The Naval Cover Museum is up and running. You may access its main page here.

 

What is a Naval Cover?

A Naval Cover is any envelope, postcard, or other postal medium that is mailed from or somehow related to a navy ship, location, or event. Beginning in 1908, post offices were established on board U.S. Navy ships and each ship had one or more postmarks to "cancel" the stamps used on the cover. The postmark, or cancellation, would usually have the ship's name and the date that the cover was cancelled.

 

Starting in the 1930's, covers with printed designs, called cachets, began appearing and established a large following. Many different cachets were designed and sent to various ships to be cancelled and mailed.

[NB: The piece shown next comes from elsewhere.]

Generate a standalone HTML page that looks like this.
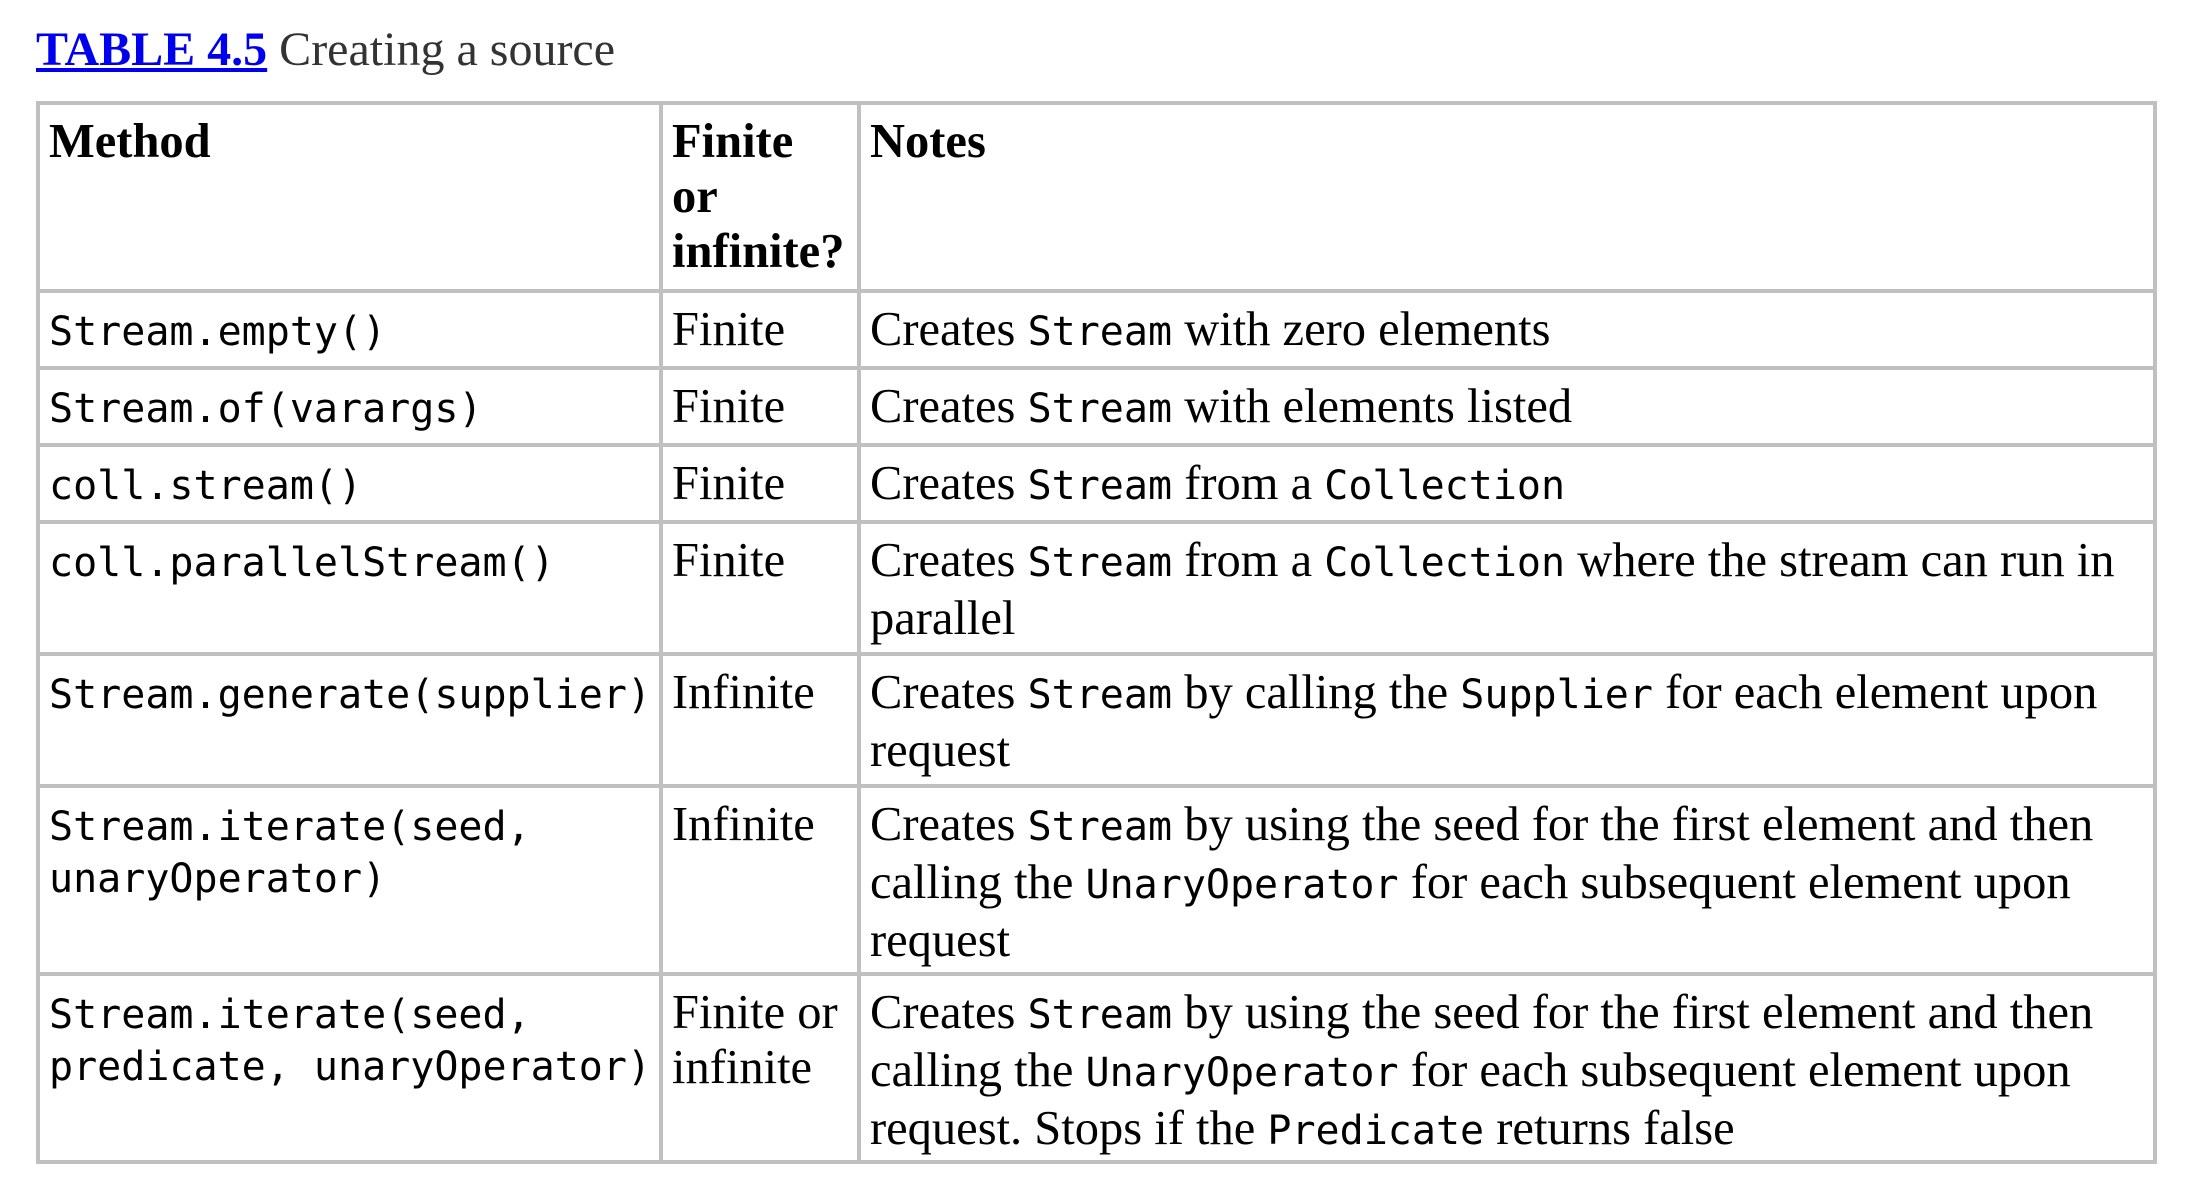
<!DOCTYPE html>
<html><head><meta charset="utf-8"><style>
body{margin:0;background:#fff;width:2195px;height:1197px;overflow:hidden;font-family:"Liberation Serif",serif;}
.title{position:absolute;left:36px;top:20px;font-size:48px;line-height:60px;color:#333;}
.title a{color:#00e;font-weight:bold;text-decoration:underline;}
table{position:absolute;left:36px;top:101px;border-collapse:collapse;table-layout:fixed;width:2121px;border:4px solid #c0c0c0;}
td,th{border:4px solid #c0c0c0;vertical-align:top;text-align:left;padding:9px 6px 0 9px;font-size:48.5px;line-height:55px;color:#000;}
th{font-weight:bold;}
code{font-family:"DejaVu Sans Mono","Liberation Mono",monospace;font-size:40px;}
td.m{line-height:49px;padding-top:12px;white-space:nowrap;}
</style></head><body>
<div class="title"><a>TABLE 4.5</a> Creating a source</div>
<table>
<colgroup><col style="width:623px"><col style="width:198px"><col></colgroup>
<tr style="height:188px"><th>Method</th><th>Finite or infinite?</th><th>Notes</th></tr>
<tr style="height:77px"><td class="m"><code>Stream.empty()</code></td><td>Finite</td><td>Creates <code>Stream</code> with zero elements</td></tr>
<tr style="height:77px"><td class="m"><code>Stream.of(varargs)</code></td><td>Finite</td><td>Creates <code>Stream</code> with elements listed</td></tr>
<tr style="height:77px"><td class="m"><code>coll.stream()</code></td><td>Finite</td><td>Creates <code>Stream</code> from a <code>Collection</code></td></tr>
<tr style="height:132px"><td class="m"><code>coll.parallelStream()</code></td><td>Finite</td><td>Creates <code>Stream</code> from a <code>Collection</code> where the stream can run in parallel</td></tr>
<tr style="height:132px"><td class="m"><code>Stream.generate(supplier)</code></td><td>Infinite</td><td>Creates <code>Stream</code> by calling the <code>Supplier</code> for each element upon request</td></tr>
<tr style="height:188px"><td class="m"><code>Stream.iterate(seed,<br>unaryOperator)</code></td><td>Infinite</td><td>Creates <code>Stream</code> by using the seed for the first element and then calling the <code>UnaryOperator</code> for each subsequent element upon request</td></tr>
<tr style="height:188px"><td class="m"><code>Stream.iterate(seed,<br>predicate, unaryOperator)</code></td><td>Finite or infinite</td><td>Creates <code>Stream</code> by using the seed for the first element and then calling the <code>UnaryOperator</code> for each subsequent element upon request. Stops if the <code>Predicate</code> returns false</td></tr>
</table>
</body></html>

Some cachets were designed for a specific ship while others were generic (perhaps for a holiday or commemorating an historical event) and sent to many different ships. World War II severely curtailed the creation and distribution of cachets and while covers with cachets are still created today, the phenomenon has never regained its pre-war level of enthusiasm.

 

Naval Covers present us with a snapshot of history; a window into a passing age. You hold history in your hand and wonder about the lives, the men and women, the events that were part of that era. Their image is preserved here. Come and visit them.

 

The Naval Cover Museum

The mission of the Naval Cover Museum is to be a digital archive of naval covers to aid in the preservation and research of this unique historical record and art form. To that end, the Museum is primarily an image repository glued together with lists and indexes. The Museum does not collect physical assets - just images and information.

 

Over the years the Museum took an inclusive approach and now allows a greater wealth of content as long as it is reasonably related to naval covers or associated ships/locations. This includes photos and documents from sailors and personnel. You never know when something that seems insignificant now will turn out to be significant later. Save for posterity.

 

The Museum has no physical location and does not have any physical inventory. All we have are scanned images provided by contributors.

 

The Naval Cover Museum is owned and operated by the Universal Ship Cancellation Society.